Selfie tra poliziotti e manifestanti: bufera sulla sicurezza in un Brasile spaccato

Selfie tra poliziotti e manifestanti: bufera sulla sicurezza in un Brasile spaccato

Polemica in Brasile per i presunti vuoti di sicurezza nella gestione delle proteste di ieri che hanno portato all'assalto dei sostenitori di Jair Bolsonaro alla Piazza dei Tre Poteri di Brasilia. Sui social sono apparse foto che hanno richiamato a quanto avvenuto negli Usa il 6 gennaio 2021 durante i fatti di Capitol Hill: poliziotti che, togliendosi i paramenti difensivi, solidarizzano con i manifestanti arrivando addirittura a scattarsi dei selfie assieme.

Ciò è andato di pari passo con quanto accaduto nella notte brasiliana, nella prima mattinata italiana, riguardo la ricerca assidua da parte dei governativi di coloro che il presidente Lula ha definito "vandali fascisti", ovvero gli assalitori di Brasilia. La Folha di Sao Paulo, ripresa in Italia dall'Ansa, riporta che i poliziotti federali chiamati dal governo a reprimere le proteste anche nella zona del comando delle forze armate hanno trovato sbarrata dall'esercito la strada che portava al luogo di raduno dei bolsonaristi.

L'Ansa segnala che "le autorità locali hanno organizzato una riunione con responsabili militari, a cui partecipa anche Ricardo Capelli, designato dal presidente Luiz Inacio Lula da Silva come responsabile dell'intervento del governo federale nel distretto di Brasilia". Si crea un problema di competenze: il governo regionale di Brasilia, Distretto Federale come Washington, è stato esautorato dalla gestione della sicurezza pubblica, che è passata al governo. Bahia, Piauì e Pernambuco hanno mandato i loro poliziotti a sostegno delle forze federali e 2.500 truppe sarebbero in controllo diretto di Lula. Tuttavia anche di fronte alla repressione delle proteste violente di Brasilia si è aperta una crisi di legittimità tra poteri.

In sostanza l'esercito, il cui quartiere generale si trova nel cosiddetto Settore militare urbano (Smu), non vuole cedere tutte le sue competenze al controllo diretto dell'esecutivo. Sostanziatosi ieri nel richiamo della polizia militare in luogo di quella federale accusata di inettitudine e solidarietà con i manifestanti dallo stesso Lula.

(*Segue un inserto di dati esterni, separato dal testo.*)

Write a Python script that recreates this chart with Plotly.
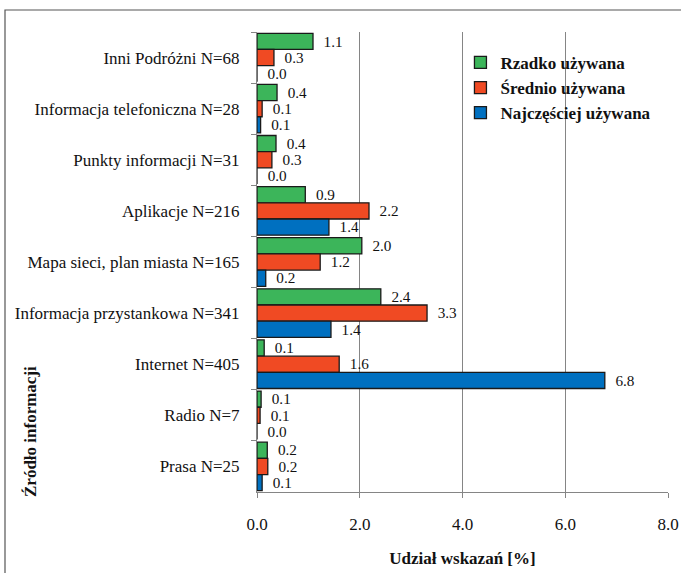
import plotly.graph_objects as go

categories = [
    "Inni Podróżni N=68",
    "Informacja telefoniczna N=28",
    "Punkty informacji N=31",
    "Aplikacje N=216",
    "Mapa sieci, plan miasta N=165",
    "Informacja przystankowa N=341",
    "Internet N=405",
    "Radio N=7",
    "Prasa N=25",
]
rzadko = [1.09, 0.39, 0.37, 0.94, 2.04, 2.41, 0.14, 0.08, 0.20]
srednio = [0.33, 0.10, 0.29, 2.18, 1.23, 3.31, 1.60, 0.06, 0.21]
najczesciej = [0.0, 0.07, 0.0, 1.40, 0.17, 1.44, 6.77, 0.0, 0.10]
series_names = ["Rzadko używana", "Średnio używana", "Najczęściej używana"]
x_ticks = [0, 2, 4, 6, 8]
x_ticklabels = ["0.0", "2.0", "4.0", "6.0", "8.0"]

colors = ["#3CB55A", "#F04A23", "#0070C0"]
FONT = "Liberation Serif"

fig = go.Figure()
for name, vals, col in zip(series_names, [rzadko, srednio, najczesciej], colors):
    fig.add_trace(go.Bar(
        y=categories, x=vals, name=name, orientation="h",
        marker=dict(color=col, line=dict(color="#1a1a1a", width=1.3)),
        texttemplate="\u00a0\u00a0%{x:.1f}", textposition="outside",
        textfont=dict(family=FONT, size=16, color="#111"),
        cliponaxis=False,
    ))

fig.update_layout(
    width=681, height=573,
    margin=dict(l=257, r=13, t=32, b=81, autoexpand=False),
    paper_bgcolor="white", plot_bgcolor="white",
    barmode="group", bargap=0.05, bargroupgap=0,
    font=dict(family=FONT, size=17, color="#111"),
    showlegend=True,
    legend=dict(
        x=0.495, y=0.972, xanchor="left", yanchor="top",
        bgcolor="rgba(0,0,0,0)",
        font=dict(family=FONT, size=17, color="#111", weight="bold"),
        tracegroupgap=0,
    ),
    xaxis=dict(
        range=[0, 8], tickvals=x_ticks, ticktext=x_ticklabels,
        showgrid=True, gridcolor="#858585", gridwidth=1,
        showline=True, linecolor="#858585", linewidth=1,
        ticks="outside", ticklen=5, tickcolor="#858585",
        ticklabelstandoff=12, automargin=False,
        tickfont=dict(family=FONT, size=17, color="#111"),
        zeroline=False,
        title=dict(text="<b>Udział wskazań [%]</b>", font=dict(family=FONT, size=17, color="#111"), standoff=18),
    ),
    yaxis=dict(
        autorange="reversed", type="category", automargin=False,
        showline=True, linecolor="#858585", linewidth=1,
        ticks="outside", ticklen=5, tickcolor="#858585", tickson="boundaries",
        ticklabelstandoff=13,
        tickfont=dict(family=FONT, size=17, color="#111"),
        showgrid=False,
    ),
    shapes=[dict(type="rect", xref="paper", yref="paper",
                 x0=(5 - 257) / 411, x1=1.2, y0=-0.3, y1=(492 - 10) / 460,
                 line=dict(color="#555", width=1.2), fillcolor="rgba(0,0,0,0)", layer="below")],
    annotations=[dict(text="<b>Źródło informacji</b>", textangle=-90,
                      xref="paper", yref="paper", x=(30 - 257) / 411, y=(492 - 432) / 460,
                      xanchor="center", yanchor="middle", showarrow=False,
                      font=dict(family=FONT, size=17, color="#111"))],
)

fig.write_html("out.html", config={"displayModeBar": False},
               post_script="document.body.style.margin='0';")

400 persone sono state arrestate, nel frattempo, mentre le forze armate e la polizia militare si trovano giocoforza a collaborare per mettere in campo una risposta strutturata alla crisi. Ma la tensione delle ore post-irruzione dà l'idea di un Paese spaccato, in cui la lotta non è solo tra i partiti e i leader, ma tra gli stessi apparati dello Stato. Non dimentichiamo che Lula è stato eletto a strettissima maggioranza al ballottaggio, che Bolsonaro gode di un forte sostegno legato principalmente al timore della classe media urbana per il ritorno al potere della sinistra e che interi comparti mediatici, come O Globo (oggi in prima linea contro i manifestanti), hanno criticato con forza l'agenda economica del presidente rientrante.

La democrazia brasiliana tiene, ed è un'ottima notizia, ma le tensioni sono a fior di pelle. E non si placa la polemica istituzionale sul mancato intervento dei federali ieri di fronte all'ingresso in forze dei manifestanti al Planalto. I casi sono due: in alcuni punti la massa dei manifestanti era tale da giustificare una reazione più "morbida", in altri l'effrazione non è stata contrastata. Difficile fare di tutta l'erba un fascio, anche se molti puntano il dito contro un presunto boicottaggio securitario dell'opera di organizzazione del cordone sanitario attorno ai palazzi del potere ad opera di Anderson Torres, segretario alla sicurezza di Brasilia e bolsonarista convinto.

Emerge in quest'ottica una prospettiva inquietante, di fronte a questi sospetti: in Brasile parti dello Stato anti-luliste potrebbero essere tentate dal "sabotare" l'agenda presidenziale nei fatti, così come in passato è successo che apparati come il Ministero delle Finanze frenassero capi di Stato come Bolsonaro e lo stesso Lula in nome di vincoli, legami internazionali e prospettive di potere.

Il tema dunque è sulla sostanzialità della democrazia e della capacità d'azione della politica, difficile da garantire in un Paese spaccato. Come del resto ben insegnano gli Stati Uniti, ove dopo Capitol Hill le istituzioni sono diventate un terreno di lotta politica a tutto campo.